Saturday, December 03, 2011

CD Review: Mary Halvorson & Jessica Pavone - Departure of Reason

Mary Halvorson & Jessica Pavone
Departure of Reason
(Thirsty Ear)

Mary Halvorson (guitar) and Jessica Pavone (viola) have played together in Anthony Braxton's 12+1tet and the Thirteenth Assembly, and they've each developed respectable careers on their own, in a variety of settings. Halvorson has been one of the most talked about modern guitarists in the past year or two, thanks in part to her trio and quintet albums. Among numerous other projects as a co-leader or supporting member, she also plays in People, a sort of free rock duo with drummer Kevin Shea. Pavone co-leads the groups Army of Strangers and the Pavones, and has received funding to compose several extended compositions, including the album Songs of Synastry and Solitude (which, just to prove the variety of influences here, was inspired by a Leonard Cohen album).

If the duo had been around in the early '90s, it's easy to imagine them as a fixture on the burgeoning Knitting Factory scene, when the club's original locale was releasing compilations and booking acts that combined uninhibited improvisation with music that drew on art rock or folk or something hard to peel apart with words, due to the blending of it. (It was usually summarized as "Downtown New York.") This is especially true when the two of them sing (on three of the 10 tracks), and their sullen voices are matched by equally obtuse lyrics. "The Object of Desire," regularly gets hung up mid-thought: "In the city city city city city/of events... it's the object object object object object/sometime before then." The effect creates intrigue more than abrasion, and makes them sound closer to Mary Timony or Rasputina's Melora Creager if they hung around with the college improv crowd.

Some of the songs on Departure of Reason (the fourth Halvorson/Pavone album and second for Thirsty Ear) sound like madrigals.
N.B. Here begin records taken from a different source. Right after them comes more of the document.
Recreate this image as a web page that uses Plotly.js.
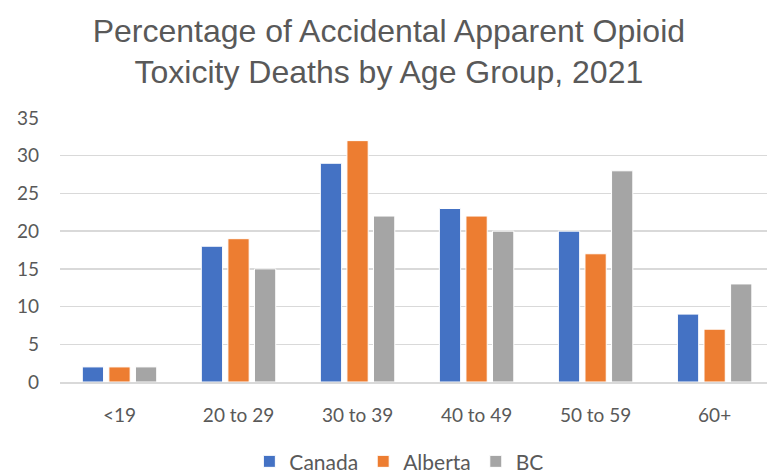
<!DOCTYPE html>
<html>
<head>
<meta charset="utf-8">
<script src="https://cdn.plot.ly/plotly-3.0.1.min.js"></script>
<style>
  html, body { margin: 0; padding: 0; background: #fff; }
  #chart { width: 767px; height: 475px; }
</style>
</head>
<body>
<div id="chart"></div>
<script>
/* Opioid toxicity deaths by age group, 2021 — percent of deaths */
var ageGroups = ['<19', '20 to 29', '30 to 39', '40 to 49', '50 to 59', '60+'];
var canada  = [2, 18, 29, 23, 20, 9];
var alberta = [2, 19, 32, 22, 17, 7];
var bc      = [2, 15, 22, 20, 28, 13];
var seriesNames = ['Canada', 'Alberta', 'BC'];
var seriesColors = ['#4472C4', '#ED7D31', '#A5A5A5'];

var tickFont = { family: 'Lato, "Open Sans", sans-serif', size: 19, color: '#595959' };

var traces = [canada, alberta, bc].map(function (vals, i) {
  return {
    type: 'bar',
    x: ageGroups,
    y: vals,
    name: seriesNames[i],
    marker: { color: seriesColors[i], line: { color: '#ffffff', width: 1 } },
    hoverinfo: 'skip'
  };
});

Plotly.newPlot('chart', traces, {
  width: 767,
  height: 475,
  margin: { l: 60, r: 0, t: 118, b: 93 },
  paper_bgcolor: '#ffffff',
  plot_bgcolor: '#ffffff',
  title: {
    text: 'Percentage of Accidental Apparent Opioid<br>Toxicity Deaths by Age Group, 2021',
    font: { family: '"Liberation Sans", Arial, sans-serif', size: 32, color: '#595959' },
    x: 0.507, xanchor: 'center',
    y: 0.912, yanchor: 'middle'
  },
  barmode: 'group',
  bargap: 0.33,
  bargroupgap: 0.2,
  xaxis: {
    type: 'category',
    range: [-0.5, 5.44],
    showgrid: false,
    showline: true,
    linecolor: '#d9d9d9',
    linewidth: 1.5,
    ticks: '',
    ticklabelstandoff: 16,
    tickfont: tickFont,
    fixedrange: true
  },
  yaxis: {
    range: [0, 35],
    dtick: 5,
    showgrid: true,
    gridcolor: '#d9d9d9',
    gridwidth: 1.5,
    zeroline: false,
    showline: false,
    ticks: '',
    ticklabelstandoff: 20,
    tickfont: tickFont,
    fixedrange: true
  },
  showlegend: true,
  legend: {
    orientation: 'h',
    x: 0.48, xanchor: 'center',
    yref: 'container',
    y: 0.028, yanchor: 'middle',
    font: { family: 'Lato, "Open Sans", sans-serif', size: 21, color: '#595959' },
    itemwidth: 30,
    traceorder: 'normal'
  }
}, { displayModeBar: false, staticPlot: true });
</script>
</body>
</html>
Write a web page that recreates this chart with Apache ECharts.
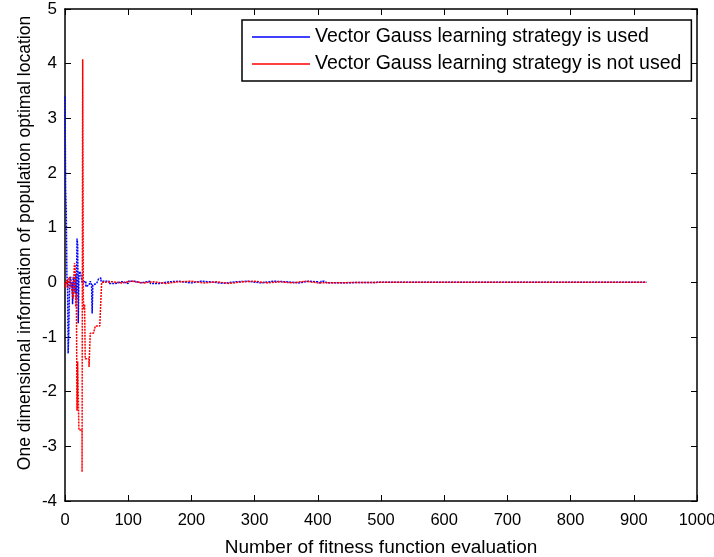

Halvorson sets up a 2/2 riff, hitting a low chord and answering with a high one (and at times she does really smack the strings on her big hollowbody gitbox) and the viola plays a simple melody with an equally brawny tone ("That Other Thing").

The sparse sound of the duo occasionally would benefit from the addition of more instruments to fill in the surroundings, especially when they're both playing similar parts. But Halvorson and Pavone never like to stick with one mood for too long and many of the songs naturally flow into new movements, which sometimes require a check of the track listing to see if a new song has started. "New October" offers one of the best examples of this, starting with a minor folk melody, gradually bringing in ugly, atonal chords behind it and turning into a free metal freakout where Pavone sounds like she too is banging away on six strings. Halvorson regularly steps on her effect that bends notes to the extent that they sound like they're coming from a warped guitar (which presumably is too extreme to come from a simple whammy bar). The sound can be pretty similar with each use, and it detracted a little from her otherwise excellent Saturn Sings album from last year. But now she seems to have advanced her use of it, distorting it even further to a point where it picks up the sound of her hand, or pick, attacking the strings.

The previous albums by the duo struck something of a balance between their songwriting and improvisational side, making a clear jump from the song structures to the free skronk. This time, the transition feels more seamless, like their ability to blend the two has reached a new level of precision. It's jarring, but interesting, music.